If you’re angry, my advice to you is to go ahead and let it out. Your spouse may insist you “Don’t cry,” or “Don’t be angry,” but bottling up your feelings now is a bad idea. On the other hand, after an initial conversation, consider taking a break from each other so that you can both mull over what’s happening. You may want time alone or to reach out for the support of a friend or family member at this point.
You didn’t mention children, but if there are any involved, this is a good time to make sure they’re comforted as well.
Next up, you’ll likely have some questions for your spouse, along the lines of: “Do you want to stay married?” Or: “Do you want to get a divorce?” Or: “Do you want to tell other family members? (“and what do you want to tell them?”) Be sure not to cede your own power and authority in making these decisions: Ask yourself what’s best for you.

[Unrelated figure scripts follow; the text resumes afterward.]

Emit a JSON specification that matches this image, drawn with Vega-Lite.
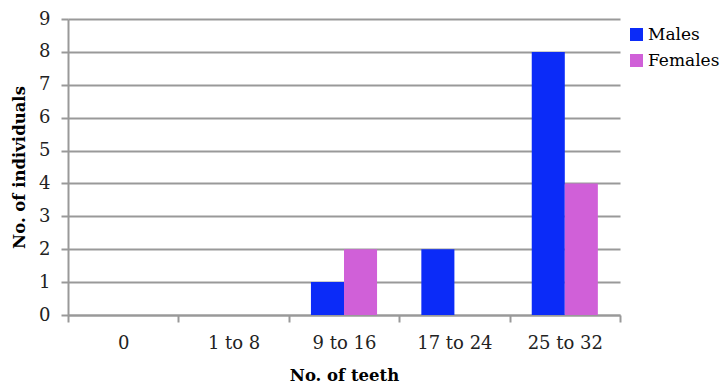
{
  "$schema": "https://vega.github.io/schema/vega-lite/v6.json",
  "autosize": {"type": "none"},
  "padding": {"left": 68, "top": 19, "right": 101, "bottom": 70},
  "width": 552,
  "height": 296,
  "background": "white",
  "config": {
    "font": "DejaVu Serif",
    "view": {"stroke": null},
    "axis": {"labelFont": "DejaVu Serif", "titleFont": "DejaVu Serif"},
    "legend": {"labelFont": "DejaVu Serif"}
  },
  "data": {
    "values": [
      {"teeth": "0", "sex": "Males", "count": 0},
      {"teeth": "0", "sex": "Females", "count": 0},
      {"teeth": "1 to 8", "sex": "Males", "count": 0},
      {"teeth": "1 to 8", "sex": "Females", "count": 0},
      {"teeth": "9 to 16", "sex": "Males", "count": 1},
      {"teeth": "9 to 16", "sex": "Females", "count": 2},
      {"teeth": "17 to 24", "sex": "Males", "count": 2},
      {"teeth": "17 to 24", "sex": "Females", "count": 0},
      {"teeth": "25 to 32", "sex": "Males", "count": 8},
      {"teeth": "25 to 32", "sex": "Females", "count": 4}
    ]
  },
  "mark": {"type": "bar"},
  "encoding": {
    "x": {
      "field": "teeth",
      "type": "nominal",
      "sort": ["0", "1 to 8", "9 to 16", "17 to 24", "25 to 32"],
      "scale": {"paddingInner": 0, "paddingOuter": 0},
      "axis": {
        "title": "No. of teeth",
        "titleFontSize": 16.5,
        "titleFontWeight": "bold",
        "titleColor": "#000",
        "titlePadding": 15,
        "labelAngle": 0,
        "labelFontSize": 18,
        "labelColor": "#222",
        "labelPadding": 12,
        "tickBand": "extent",
        "tickSize": 7,
        "tickColor": "#999",
        "domainColor": "#999",
        "domainWidth": 2,
        "tickWidth": 2,
        "grid": false
      }
    },
    "xOffset": {
      "field": "sex",
      "type": "nominal",
      "sort": ["Males", "Females"],
      "scale": {"paddingOuter": 0.67, "paddingInner": 0}
    },
    "y": {
      "field": "count",
      "type": "quantitative",
      "scale": {"domain": [0, 9], "nice": false},
      "axis": {
        "title": "No. of individuals",
        "titleFontSize": 16.5,
        "titleFontWeight": "bold",
        "titleColor": "#000",
        "titlePadding": 11,
        "values": [0, 1, 2, 3, 4, 5, 6, 7, 8, 9],
        "labelFontSize": 18,
        "labelColor": "#222",
        "labelPadding": 11,
        "tickSize": 7,
        "tickColor": "#999",
        "tickWidth": 2,
        "domainColor": "#999",
        "domainWidth": 2,
        "grid": true,
        "gridColor": "#999",
        "gridWidth": 2
      }
    },
    "color": {
      "field": "sex",
      "type": "nominal",
      "sort": ["Males", "Females"],
      "scale": {"domain": ["Males", "Females"], "range": ["#0B2BF8", "#D060D8"]},
      "legend": {
        "title": null,
        "orient": "none",
        "legendX": 560,
        "legendY": 7,
        "symbolType": "square",
        "symbolSize": 170,
        "symbolStrokeWidth": 0,
        "labelFontSize": 17,
        "labelColor": "#000",
        "labelOffset": 3,
        "rowPadding": 8
      }
    }
  }
}
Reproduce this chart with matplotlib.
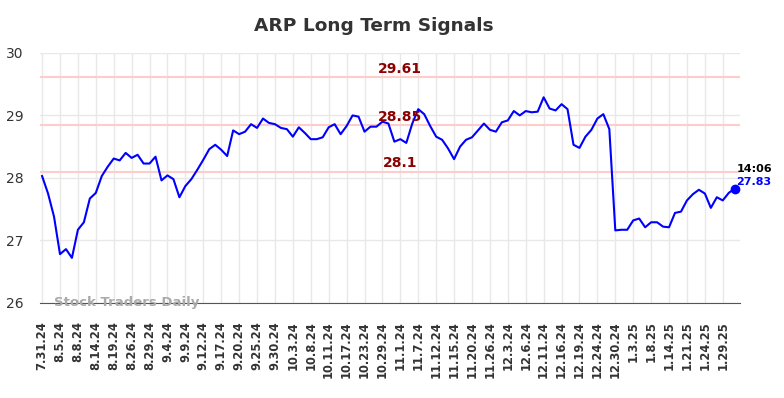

Finally, consider contacting your local PFLAG chapter or the Straight Spouse Network (straightspouse.org), which provides support and information to folks in your precise situation. This unfortunately being a well-trod path, there is a wealth of advice to take advantage of, not to mention the possibility of meeting others like yourself who have gone through this nightmare already and eventually put it behind them.